Another client was Deanna O’Donnell, a municipal judge in Parma and mother of four. She had been married for 23 years when her husband was killed in a construction accident. “I met [Bashein] and he did not treat me at all like a client; he treated me like a woman in mourning,” she recalls. “He was so kind, so considerate, so thoughtful to the pain I was going through. It wasn’t about a case, not about winning or losing; it was about showing compassion to a woman and her children.
“My husband’s name was Craig, too. And [Bashein] just told me that everyone in the courtroom—every attorney, the judge, everyone—they are going to know who Craig was and what kind of a father he was. My husband was everything to me, and I just wanted people to know that. And without asking me, he understood—that the kids and I wanted everyone there to know what a great man my husband was. Craig did that for us.”
A day and a half after the trial began, both parties agreed to a confidential settlement.
“I think being a trial lawyer is storytelling,” Bashein says. “When I’m involved in a case, early in discovery, I’m telling that story. And in the cases we are involved in, it is sure to be a great story. If I’m representing a family who’s lost a loved one or experienced a catastrophic injury, there’s a story to tell about the family and what happened to that individual—and more often than not, it’s about egregious conduct that led to that tragedy.”
After so many of these cases, does a personal injury attorney start to view the world as an abnormally dangerous place?
“My kids accuse me of being way too cautious, of not letting them do things,” he says, laughing. He has three teenage children. “It’s funny, there’s probably not a lot of trial lawyers who have trampolines in the backyard, if you know what I mean. It does jade you a bit.”
Bashein changes subjects. “Do you want to see the war room?” he asks.
In contrast to the bright contemporary décor of the rest of the house, the war room, on the second floor, is wood-paneled and filled with antiques. It feels like entering another place, another time.
It’s not about his wars in the courtroom.

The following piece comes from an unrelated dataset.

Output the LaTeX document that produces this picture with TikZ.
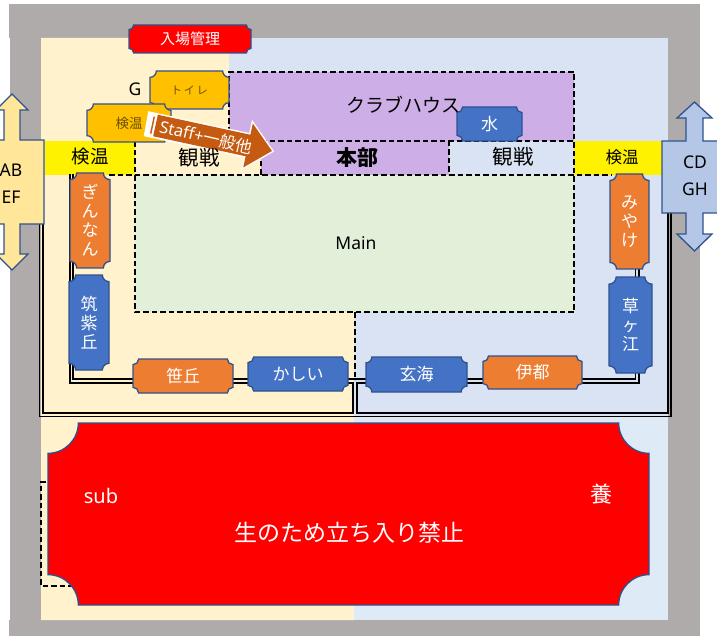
\documentclass[tikz,border=0pt]{standalone}
\usepackage{fontspec}
\setmainfont{Noto Sans}
\newfontfamily\jp{Noto Sans CJK JP}
\definecolor{framegray}{HTML}{AFABAB}
\definecolor{cream}{HTML}{FFF2CC}
\definecolor{paleblue}{HTML}{DAE3F3}
\definecolor{skyblue}{HTML}{DEEBF7}
\definecolor{purplefill}{HTML}{CDAEE6}
\definecolor{mainfill}{HTML}{E2F0D9}
\definecolor{edgeblue}{HTML}{2F528F}
\definecolor{gold}{HTML}{FFC000}
\definecolor{orangefill}{HTML}{ED7D31}
\definecolor{bluefill}{HTML}{4472C4}
\definecolor{abfill}{HTML}{FFE699}
\definecolor{cdfill}{HTML}{B4C7E7}
\definecolor{arrowfill}{HTML}{C55A11}
\definecolor{darktext}{HTML}{6B5000}
\tikzset{
  x=1pt,y=-1pt,
  dashline/.style={line width=1.6pt,dash pattern=on 5.5pt off 3pt},
  trackline/.style={line width=1.4pt,black},
  calloutbox/.style={draw=edgeblue,line width=1.3pt},
  plaquebox/.style={draw=edgeblue,line width=1.3pt},
  lbl/.style={inner sep=0pt,font=\jp,align=center},
  wlbl/.style={lbl,text=white},
}
% name, x1, y1, x2, y2, fill, font size, text colour, text
\newcommand{\plaque}[9]{%
  \pgfmathsetmacro{\pw}{#4-#2}\pgfmathsetmacro{\ph}{#5-#3}%
  \pgfmathsetmacro{\pr}{min(\pw,\ph)/6}\pgfmathsetmacro{\pk}{\pr*0.55}%
  \pgfmathsetmacro{\pl}{#7*1.12}%
  \draw[plaquebox,fill=#6]
    ({#2+\pr},#3) -- ({#4-\pr},#3)
    .. controls ({#4-\pr},{#3+\pk}) and ({#4-\pk},{#3+\pr}) .. (#4,{#3+\pr})
    -- (#4,{#5-\pr})
    .. controls ({#4-\pk},{#5-\pr}) and ({#4-\pr},{#5-\pk}) .. ({#4-\pr},#5)
    -- ({#2+\pr},#5)
    .. controls ({#2+\pr},{#5-\pk}) and ({#2+\pk},{#5-\pr}) .. (#2,{#5-\pr})
    -- (#2,{#3+\pr})
    .. controls ({#2+\pk},{#3+\pr}) and ({#2+\pr},{#3+\pk}) .. ({#2+\pr},#3) -- cycle;
  \node[lbl,text=#8,font=\jp\fontsize{#7}{\pl}\selectfont] (#1) at ({(#2+#4)/2},{(#3+#5)/2}) {#9};%
}
\begin{document}
\begin{tikzpicture}
\useasboundingbox (0,0) rectangle (717,636);
\fill[white] (0,0) rectangle (717,636);
% frame
\fill[framegray] (9,4) rectangle (700,38);
\fill[framegray] (10,38) rectangle (41,620);
\fill[framegray] (9,620) rectangle (700,636);
\fill[framegray] (668,38) rectangle (700,620);
% grounds
\fill[paleblue] (229,38) rectangle (668,417);
\fill[skyblue] (354,417) rectangle (668,620);
\fill[cream] (41,38) -- (229,38) -- (229,141) -- (261,141) -- (261,175) -- (135,175) -- (135,312) -- (354,312) -- (354,620) -- (41,620) -- cycle;
\fill[purplefill] (229,72) rectangle (574,141);
\fill[purplefill] (261,141) rectangle (449,175);
\fill[mainfill] (135,175) rectangle (574,312);
\fill[yellow] (45,141) rectangle (135,175);
\fill[yellow] (574,141) rectangle (662,175);
% tracks
\draw[trackline] (43,190) -- (43,413) -- (353,413) -- (353,383) -- (70,383) -- (70,174);
\draw[trackline] (39.5,190) -- (39.5,416.5) -- (671,416.5) -- (671,205);
\draw[trackline] (73,174) -- (73,379) -- (635.5,379) -- (635.5,260);
\draw[trackline] (639,260) -- (639,383) -- (357,383) -- (357,413) -- (668,413) -- (668,205);
% dashed outlines
\draw[dashline] (229,141) -- (229,72) -- (574,72) -- (574,312) -- (135,312) -- (135,141);
\draw[dashline] (261,175) -- (261,141) -- (574,141);
\draw[dashline] (449,141) -- (449,175);
\draw[dashline] (109,175) -- (612,175);
\draw[dashline] (355,312) -- (355,380);
\draw[dashline] (46,482) -- (41,482) -- (41,586) -- (72,586);
% callouts
\begin{scope}
\clip (0,0) rectangle (717,636);
\draw[calloutbox,fill=abfill] (-30,140) -- (4,140) -- (4,110) -- (-4,110) -- (12,94) -- (28,110) -- (20,110) -- (20,140) -- (44,140) -- (44,224) -- (20,224) -- (20,254) -- (28,254) -- (12,270) -- (-4,254) -- (4,254) -- (4,224) -- (-30,224) -- cycle;
\draw[calloutbox,fill=cdfill] (662,141) -- (686,141) -- (686,118) -- (677,118) -- (694.5,102) -- (712,118) -- (703,118) -- (703,141) -- (730,141) -- (730,213) -- (703,213) -- (703,234) -- (712,234) -- (694.5,251) -- (677,234) -- (686,234) -- (686,213) -- (662,213) -- cycle;
\end{scope}
\node[inner sep=0pt,align=center,font=\fontsize{17.5}{26.5}\selectfont] (abef) at (11,183.5) {AB\\EF};
\node[inner sep=0pt,align=center,font=\fontsize{17.5}{26.5}\selectfont] (cdgh) at (695,176) {CD\\GH};
% plaques
\plaque{gate}{129}{25}{251}{53}{red}{15}{white}{入場管理}
\plaque{toilet}{150}{71}{229}{109}{gold}{11}{darktext}{ト\,イ\,レ}
\plaque{kenon}{87}{104}{171}{142}{gold}{13.5}{darktext}{検温}
\plaque{mizu}{457}{107}{522}{141}{bluefill}{17}{white}{水}
\plaque{ginnan}{70}{173}{110}{268}{orangefill}{17}{white}{ぎ\\ん\\な\\ん}
\plaque{chikushi}{69}{275}{109}{370}{bluefill}{17}{white}{筑\\紫\\丘}
\plaque{sasaoka}{133}{359}{233}{393}{orangefill}{17}{white}{笹丘}
\plaque{kashii}{248}{357}{348}{391}{bluefill}{17}{white}{かしい}
\plaque{genkai}{366}{357}{467}{392}{bluefill}{17}{white}{玄海}
\plaque{ito}{483}{356}{582}{389}{orangefill}{17}{white}{伊都}
\plaque{kusagae}{609}{277}{652}{373}{bluefill}{17}{white}{草\\ヶ\\江}
\plaque{miyake}{610}{174}{649}{269}{orangefill}{17}{white}{み\\や\\け}
\plaque{subfield}{48}{423}{649}{605}{red}{23}{white}{}
\node[wlbl,font=\jp\fontsize{23}{26}\selectfont] (ban) at (349,533) {生のため立ち入り禁止};
% striped arrow
\draw[white,line width=3pt,fill=white,miter limit=10] (149.5,113) -- (250.35,134.75) -- (252.8,123.5) -- (272,151) -- (243.2,167.5) -- (245.65,156.25) -- (145.5,135) -- cycle;
\fill[arrowfill] (157.85,114.75) -- (250.35,134.75) -- (252.8,123.5) -- (272,151) -- (243.2,167.5) -- (245.65,156.25) -- (153.15,136.25) -- cycle;
\fill[arrowfill] (153.6,116.5) -- (155,116.8) -- (151.4,133.8) -- (150,133.5) -- cycle;
% labels
\node[lbl,font=\jp\fontsize{19}{22}\selectfont] (club) at (403,105) {クラブハウス};
\node[lbl,font=\jp\bfseries\fontsize{21}{24}\selectfont] (hq) at (357,158) {本部};
\node[lbl,font=\jp\fontsize{20.5}{24}\selectfont] (seeleft) at (199,158) {観戦};
\node[lbl,font=\jp\fontsize{20.5}{24}\selectfont] (seeright) at (513,157) {観戦};
\node[lbl,font=\jp\fontsize{18.5}{22}\selectfont] (templeft) at (90,157) {検温};
\node[lbl,font=\jp\fontsize{16.5}{20}\selectfont] (tempright) at (622,157) {検温};
\node[inner sep=0pt,font=\fontsize{17.5}{20}\selectfont] (g) at (135,89) {G};
\node[inner sep=0pt,font=\fontsize{17.5}{20}\selectfont] (mainlbl) at (356,243) {Main};
\node[inner sep=0pt,text=white,font=\fontsize{20}{22}\selectfont] (sublbl) at (101,496) {sub};
\node[wlbl,font=\jp\fontsize{22}{26}\selectfont] (yo) at (601,494) {養};
\node[inner sep=0pt,text=white,rotate=-13,font=\fontsize{16.5}{18}\selectfont] (stafflbl) at (206,137) {Staff+{\jp 一般他}};
\end{tikzpicture}
\end{document}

Bashein has a fascination with the Civil War, particularly the Battle of Gettysburg. Displayed in cases on the wall and lining the floor are artifacts of the battle, bought and bartered from dealers and collectors. Many came right off the battlefield. There are complete uniforms for both Union and Confederate forces; guns dug up from the Pennsylvania soil; and folk art monuments encrusted with bullets, wood and scrap pulled off the Gettysburg landscape.
Why Gettysburg? Bashein talks about its importance to the North, and how it deepened the conviction of the Union forces. Of course, he mentions the Gettysburg Address. Lincoln, after all, was also a trial lawyer who knew how to tell a story.
In the middle of the room sits an antique bed; there’s a TV set, too. “The kids love to spend time in there,” he says. “It’s a great spot to read, have privacy and watch a little TV.”
So the war room is also a family room. That says a lot about Bashein. As Marmaros says, “He is one of those rare individuals that is able to understand the balance in life. He’s there, sure, for his clients and for his cause, but—I can’t put it in English, but I can put it in Yiddish: He’s a mensch. He’s someone who gets what life is about. He understands the sorrow and the joys.”